• [Given problem] Print the listing from its top line through the line containing "sr<sup>−1</sup> per Cu<sup>2+</sup>)</div>", nothing more, and leave out the pictures.

++++++++

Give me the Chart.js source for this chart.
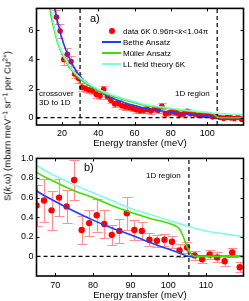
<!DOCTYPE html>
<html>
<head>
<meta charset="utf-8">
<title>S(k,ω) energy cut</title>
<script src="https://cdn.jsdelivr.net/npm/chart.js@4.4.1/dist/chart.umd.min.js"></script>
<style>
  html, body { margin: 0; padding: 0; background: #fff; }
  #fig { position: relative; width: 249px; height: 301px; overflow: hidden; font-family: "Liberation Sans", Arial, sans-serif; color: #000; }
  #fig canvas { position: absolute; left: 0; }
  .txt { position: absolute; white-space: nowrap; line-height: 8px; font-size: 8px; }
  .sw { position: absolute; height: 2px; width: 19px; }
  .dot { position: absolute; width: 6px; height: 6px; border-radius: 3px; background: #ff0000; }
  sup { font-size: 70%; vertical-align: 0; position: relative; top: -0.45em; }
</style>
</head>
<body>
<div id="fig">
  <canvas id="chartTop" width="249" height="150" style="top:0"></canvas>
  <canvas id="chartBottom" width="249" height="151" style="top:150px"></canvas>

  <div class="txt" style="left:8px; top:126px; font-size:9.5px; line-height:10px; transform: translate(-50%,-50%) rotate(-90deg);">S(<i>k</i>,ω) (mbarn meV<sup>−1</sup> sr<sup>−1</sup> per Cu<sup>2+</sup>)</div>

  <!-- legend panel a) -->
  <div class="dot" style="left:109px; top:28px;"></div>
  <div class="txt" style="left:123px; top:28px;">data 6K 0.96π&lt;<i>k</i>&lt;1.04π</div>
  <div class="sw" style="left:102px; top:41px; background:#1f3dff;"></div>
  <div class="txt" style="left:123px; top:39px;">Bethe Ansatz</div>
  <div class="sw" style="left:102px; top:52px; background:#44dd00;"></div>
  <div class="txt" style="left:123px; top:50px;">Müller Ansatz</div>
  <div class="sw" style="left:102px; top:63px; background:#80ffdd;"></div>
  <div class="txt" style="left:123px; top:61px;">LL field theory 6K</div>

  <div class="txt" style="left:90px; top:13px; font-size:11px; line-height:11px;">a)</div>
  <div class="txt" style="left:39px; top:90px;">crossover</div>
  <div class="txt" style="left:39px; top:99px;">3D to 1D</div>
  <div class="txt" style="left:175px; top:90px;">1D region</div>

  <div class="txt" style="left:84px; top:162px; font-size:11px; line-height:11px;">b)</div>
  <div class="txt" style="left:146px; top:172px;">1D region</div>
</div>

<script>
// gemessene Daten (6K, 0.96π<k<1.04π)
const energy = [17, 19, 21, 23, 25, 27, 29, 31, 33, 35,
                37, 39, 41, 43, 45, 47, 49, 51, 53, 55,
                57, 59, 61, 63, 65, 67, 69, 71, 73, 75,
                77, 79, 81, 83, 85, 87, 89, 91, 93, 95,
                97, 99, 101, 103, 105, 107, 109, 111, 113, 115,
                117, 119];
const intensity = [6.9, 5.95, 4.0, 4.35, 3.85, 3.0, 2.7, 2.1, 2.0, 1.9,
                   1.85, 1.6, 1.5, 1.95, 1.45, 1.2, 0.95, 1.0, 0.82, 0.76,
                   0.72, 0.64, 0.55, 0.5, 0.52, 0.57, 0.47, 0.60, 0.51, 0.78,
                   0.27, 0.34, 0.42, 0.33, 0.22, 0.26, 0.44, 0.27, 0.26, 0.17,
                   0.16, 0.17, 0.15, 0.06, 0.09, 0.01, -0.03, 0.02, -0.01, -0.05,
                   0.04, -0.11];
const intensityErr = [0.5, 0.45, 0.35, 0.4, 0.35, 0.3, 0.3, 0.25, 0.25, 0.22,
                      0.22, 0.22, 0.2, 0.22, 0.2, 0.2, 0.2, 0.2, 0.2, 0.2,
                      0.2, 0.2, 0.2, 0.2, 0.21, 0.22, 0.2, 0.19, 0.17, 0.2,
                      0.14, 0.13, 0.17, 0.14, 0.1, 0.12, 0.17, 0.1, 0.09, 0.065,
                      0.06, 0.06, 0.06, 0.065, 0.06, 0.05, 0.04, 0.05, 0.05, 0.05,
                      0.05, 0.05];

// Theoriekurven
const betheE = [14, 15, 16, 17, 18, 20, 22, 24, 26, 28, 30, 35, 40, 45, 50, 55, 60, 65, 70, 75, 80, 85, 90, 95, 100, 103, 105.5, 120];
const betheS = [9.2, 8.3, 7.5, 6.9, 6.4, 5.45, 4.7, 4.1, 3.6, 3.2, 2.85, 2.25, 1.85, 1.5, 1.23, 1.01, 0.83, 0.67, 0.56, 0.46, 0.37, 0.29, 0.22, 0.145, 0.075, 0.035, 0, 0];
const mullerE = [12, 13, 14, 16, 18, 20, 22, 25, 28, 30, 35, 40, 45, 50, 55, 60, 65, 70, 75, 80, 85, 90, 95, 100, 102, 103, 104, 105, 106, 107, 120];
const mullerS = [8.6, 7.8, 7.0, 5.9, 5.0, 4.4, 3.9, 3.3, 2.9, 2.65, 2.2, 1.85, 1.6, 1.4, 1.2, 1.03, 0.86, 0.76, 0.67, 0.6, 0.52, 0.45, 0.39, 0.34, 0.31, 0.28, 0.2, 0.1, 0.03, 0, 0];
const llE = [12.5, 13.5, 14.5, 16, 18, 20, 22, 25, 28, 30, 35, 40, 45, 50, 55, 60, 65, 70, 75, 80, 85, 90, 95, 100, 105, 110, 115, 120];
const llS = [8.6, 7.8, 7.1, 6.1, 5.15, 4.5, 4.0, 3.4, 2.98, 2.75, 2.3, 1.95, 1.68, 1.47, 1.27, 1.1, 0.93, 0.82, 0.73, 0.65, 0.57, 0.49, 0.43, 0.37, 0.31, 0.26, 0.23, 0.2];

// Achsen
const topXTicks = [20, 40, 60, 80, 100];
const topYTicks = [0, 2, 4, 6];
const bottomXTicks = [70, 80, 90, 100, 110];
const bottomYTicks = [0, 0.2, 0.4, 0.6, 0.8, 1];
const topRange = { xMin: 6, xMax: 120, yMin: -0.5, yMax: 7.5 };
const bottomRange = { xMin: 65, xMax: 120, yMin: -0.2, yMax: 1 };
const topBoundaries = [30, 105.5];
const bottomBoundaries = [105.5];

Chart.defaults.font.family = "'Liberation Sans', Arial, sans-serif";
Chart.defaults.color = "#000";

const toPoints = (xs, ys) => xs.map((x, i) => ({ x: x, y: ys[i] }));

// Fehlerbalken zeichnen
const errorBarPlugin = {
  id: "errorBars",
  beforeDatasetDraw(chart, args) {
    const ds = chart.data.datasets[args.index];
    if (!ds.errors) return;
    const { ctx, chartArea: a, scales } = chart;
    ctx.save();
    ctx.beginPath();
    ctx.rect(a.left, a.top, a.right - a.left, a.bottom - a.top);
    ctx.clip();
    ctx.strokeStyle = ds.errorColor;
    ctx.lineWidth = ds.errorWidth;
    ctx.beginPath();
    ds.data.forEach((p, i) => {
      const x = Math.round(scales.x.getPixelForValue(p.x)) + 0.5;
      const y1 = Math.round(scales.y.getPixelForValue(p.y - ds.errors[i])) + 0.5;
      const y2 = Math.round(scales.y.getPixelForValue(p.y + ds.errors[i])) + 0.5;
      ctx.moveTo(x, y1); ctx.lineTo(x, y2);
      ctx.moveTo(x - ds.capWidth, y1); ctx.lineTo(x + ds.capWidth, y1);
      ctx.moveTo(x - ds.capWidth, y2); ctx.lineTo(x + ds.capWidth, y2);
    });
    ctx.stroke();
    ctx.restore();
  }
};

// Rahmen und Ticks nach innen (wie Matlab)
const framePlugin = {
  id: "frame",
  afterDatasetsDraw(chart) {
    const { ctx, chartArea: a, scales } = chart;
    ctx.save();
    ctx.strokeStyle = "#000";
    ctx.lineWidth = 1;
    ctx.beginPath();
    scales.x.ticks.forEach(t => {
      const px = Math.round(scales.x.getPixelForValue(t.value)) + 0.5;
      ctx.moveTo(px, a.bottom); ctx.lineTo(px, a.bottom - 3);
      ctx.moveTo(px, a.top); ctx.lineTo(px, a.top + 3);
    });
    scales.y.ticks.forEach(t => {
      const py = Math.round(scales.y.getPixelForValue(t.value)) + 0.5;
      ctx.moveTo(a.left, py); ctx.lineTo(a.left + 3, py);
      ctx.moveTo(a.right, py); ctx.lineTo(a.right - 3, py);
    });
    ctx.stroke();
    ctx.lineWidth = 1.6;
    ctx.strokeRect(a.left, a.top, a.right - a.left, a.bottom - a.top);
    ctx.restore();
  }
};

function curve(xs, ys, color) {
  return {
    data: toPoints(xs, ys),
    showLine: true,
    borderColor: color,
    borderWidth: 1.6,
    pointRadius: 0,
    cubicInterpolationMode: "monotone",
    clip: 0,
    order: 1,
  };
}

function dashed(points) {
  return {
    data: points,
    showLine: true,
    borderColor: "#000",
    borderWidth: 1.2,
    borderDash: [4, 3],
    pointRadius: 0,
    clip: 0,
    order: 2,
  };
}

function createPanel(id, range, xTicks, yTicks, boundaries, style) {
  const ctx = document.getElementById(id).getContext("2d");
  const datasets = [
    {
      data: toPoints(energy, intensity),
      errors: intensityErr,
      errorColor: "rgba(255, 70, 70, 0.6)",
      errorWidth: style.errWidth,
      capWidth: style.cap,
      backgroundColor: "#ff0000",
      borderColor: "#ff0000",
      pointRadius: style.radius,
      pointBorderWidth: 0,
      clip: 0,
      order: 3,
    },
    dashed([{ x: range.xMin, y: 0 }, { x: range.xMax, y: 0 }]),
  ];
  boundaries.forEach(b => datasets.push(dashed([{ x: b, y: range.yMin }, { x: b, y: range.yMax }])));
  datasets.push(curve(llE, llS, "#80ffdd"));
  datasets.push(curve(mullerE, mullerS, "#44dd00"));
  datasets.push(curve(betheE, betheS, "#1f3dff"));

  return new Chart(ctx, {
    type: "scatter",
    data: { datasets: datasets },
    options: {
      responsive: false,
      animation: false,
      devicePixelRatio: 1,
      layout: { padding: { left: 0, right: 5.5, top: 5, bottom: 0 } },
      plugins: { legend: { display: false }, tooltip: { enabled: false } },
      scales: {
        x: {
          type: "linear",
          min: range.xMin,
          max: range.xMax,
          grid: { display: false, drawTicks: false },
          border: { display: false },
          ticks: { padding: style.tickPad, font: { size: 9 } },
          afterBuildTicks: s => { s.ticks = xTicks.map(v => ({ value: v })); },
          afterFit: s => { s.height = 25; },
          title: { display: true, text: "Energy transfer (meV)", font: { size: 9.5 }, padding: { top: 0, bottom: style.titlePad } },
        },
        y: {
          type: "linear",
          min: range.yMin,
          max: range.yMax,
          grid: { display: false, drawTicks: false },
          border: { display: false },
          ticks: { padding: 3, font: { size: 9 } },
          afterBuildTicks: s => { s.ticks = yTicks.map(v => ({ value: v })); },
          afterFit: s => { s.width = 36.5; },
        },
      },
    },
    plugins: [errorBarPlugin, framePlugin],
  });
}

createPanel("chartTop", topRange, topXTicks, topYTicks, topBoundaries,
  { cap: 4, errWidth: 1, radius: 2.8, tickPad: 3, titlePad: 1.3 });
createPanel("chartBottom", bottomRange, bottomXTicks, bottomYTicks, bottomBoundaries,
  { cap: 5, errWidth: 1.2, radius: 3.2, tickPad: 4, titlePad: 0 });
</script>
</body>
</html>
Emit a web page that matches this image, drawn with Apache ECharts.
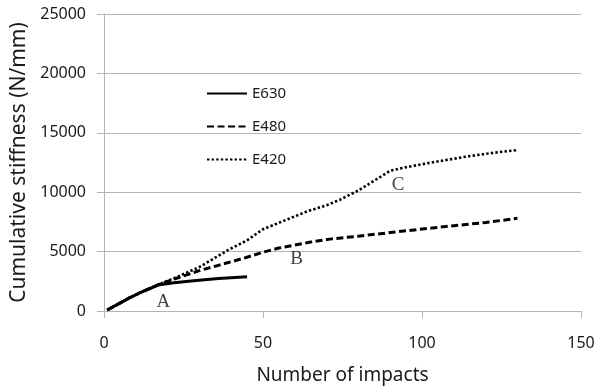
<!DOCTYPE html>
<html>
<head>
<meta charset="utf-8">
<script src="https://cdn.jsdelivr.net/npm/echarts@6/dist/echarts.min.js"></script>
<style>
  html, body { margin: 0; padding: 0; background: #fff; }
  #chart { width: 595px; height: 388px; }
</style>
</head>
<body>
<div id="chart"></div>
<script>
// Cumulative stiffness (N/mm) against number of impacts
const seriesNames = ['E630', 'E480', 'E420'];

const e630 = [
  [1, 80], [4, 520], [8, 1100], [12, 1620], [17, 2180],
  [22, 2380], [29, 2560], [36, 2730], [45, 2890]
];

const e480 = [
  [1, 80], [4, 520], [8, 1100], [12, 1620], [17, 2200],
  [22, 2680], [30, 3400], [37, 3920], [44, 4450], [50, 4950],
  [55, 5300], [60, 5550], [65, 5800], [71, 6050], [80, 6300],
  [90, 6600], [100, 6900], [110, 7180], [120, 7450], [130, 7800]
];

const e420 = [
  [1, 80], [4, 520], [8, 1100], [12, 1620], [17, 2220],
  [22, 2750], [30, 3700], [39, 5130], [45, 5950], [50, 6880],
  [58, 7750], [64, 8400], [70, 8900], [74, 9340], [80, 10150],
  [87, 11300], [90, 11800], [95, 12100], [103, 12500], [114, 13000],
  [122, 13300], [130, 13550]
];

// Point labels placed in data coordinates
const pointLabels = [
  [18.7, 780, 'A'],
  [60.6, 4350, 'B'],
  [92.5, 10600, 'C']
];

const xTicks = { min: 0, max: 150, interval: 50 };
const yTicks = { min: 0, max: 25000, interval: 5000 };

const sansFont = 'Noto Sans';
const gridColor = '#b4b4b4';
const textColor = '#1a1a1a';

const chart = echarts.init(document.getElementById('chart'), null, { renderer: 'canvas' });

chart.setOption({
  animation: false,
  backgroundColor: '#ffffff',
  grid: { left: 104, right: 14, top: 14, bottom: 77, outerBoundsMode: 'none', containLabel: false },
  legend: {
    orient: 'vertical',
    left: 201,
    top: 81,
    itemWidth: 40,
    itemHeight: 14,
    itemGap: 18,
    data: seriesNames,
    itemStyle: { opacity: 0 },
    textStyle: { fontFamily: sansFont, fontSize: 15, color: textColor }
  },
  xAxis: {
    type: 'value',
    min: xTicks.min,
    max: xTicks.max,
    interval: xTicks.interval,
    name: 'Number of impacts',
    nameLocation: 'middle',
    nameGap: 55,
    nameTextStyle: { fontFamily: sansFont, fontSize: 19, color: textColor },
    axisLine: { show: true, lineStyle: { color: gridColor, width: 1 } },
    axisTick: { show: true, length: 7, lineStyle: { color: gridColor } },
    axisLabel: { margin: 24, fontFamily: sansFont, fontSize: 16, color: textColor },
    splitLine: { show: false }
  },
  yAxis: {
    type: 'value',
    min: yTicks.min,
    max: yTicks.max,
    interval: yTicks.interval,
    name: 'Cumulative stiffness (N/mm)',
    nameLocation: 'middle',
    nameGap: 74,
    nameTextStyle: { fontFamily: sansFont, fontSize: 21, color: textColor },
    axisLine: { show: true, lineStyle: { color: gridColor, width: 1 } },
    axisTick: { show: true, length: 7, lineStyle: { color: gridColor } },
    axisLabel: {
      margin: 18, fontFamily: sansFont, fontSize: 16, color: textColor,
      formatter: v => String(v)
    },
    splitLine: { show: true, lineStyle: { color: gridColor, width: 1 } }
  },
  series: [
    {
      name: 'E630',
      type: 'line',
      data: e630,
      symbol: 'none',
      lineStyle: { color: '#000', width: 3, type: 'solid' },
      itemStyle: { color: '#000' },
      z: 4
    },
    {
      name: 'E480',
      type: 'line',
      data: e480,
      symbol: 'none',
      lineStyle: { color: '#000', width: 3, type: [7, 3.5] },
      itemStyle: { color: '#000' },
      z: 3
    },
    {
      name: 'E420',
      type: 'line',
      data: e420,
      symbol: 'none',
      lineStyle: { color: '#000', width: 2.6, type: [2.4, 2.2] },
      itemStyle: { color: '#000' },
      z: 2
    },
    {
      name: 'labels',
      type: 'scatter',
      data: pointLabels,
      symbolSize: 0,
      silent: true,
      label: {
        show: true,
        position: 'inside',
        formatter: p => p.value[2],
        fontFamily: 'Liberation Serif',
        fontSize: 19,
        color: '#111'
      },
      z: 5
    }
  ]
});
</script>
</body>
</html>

++++++++

• [Exercise solution]
Give me the Chart.js source for this chart.
<!DOCTYPE html>
<html>
<head>
<meta charset="utf-8">
<title>S(k,ω) energy cut</title>
<script src="https://cdn.jsdelivr.net/npm/chart.js@4.4.1/dist/chart.umd.min.js"></script>
<style>
  html, body { margin: 0; padding: 0; background: #fff; }
  #fig { position: relative; width: 249px; height: 301px; overflow: hidden; font-family: "Liberation Sans", Arial, sans-serif; color: #000; }
  #fig canvas { position: absolute; left: 0; }
  .txt { position: absolute; white-space: nowrap; line-height: 8px; font-size: 8px; }
  .sw { position: absolute; height: 2px; width: 19px; }
  .dot { position: absolute; width: 6px; height: 6px; border-radius: 3px; background: #ff0000; }
  sup { font-size: 70%; vertical-align: 0; position: relative; top: -0.45em; }
</style>
</head>
<body>
<div id="fig">
  <canvas id="chartTop" width="249" height="150" style="top:0"></canvas>
  <canvas id="chartBottom" width="249" height="151" style="top:150px"></canvas>

  <div class="txt" style="left:8px; top:126px; font-size:9.5px; line-height:10px; transform: translate(-50%,-50%) rotate(-90deg);">S(<i>k</i>,ω) (mbarn meV<sup>−1</sup> sr<sup>−1</sup> per Cu<sup>2+</sup>)</div>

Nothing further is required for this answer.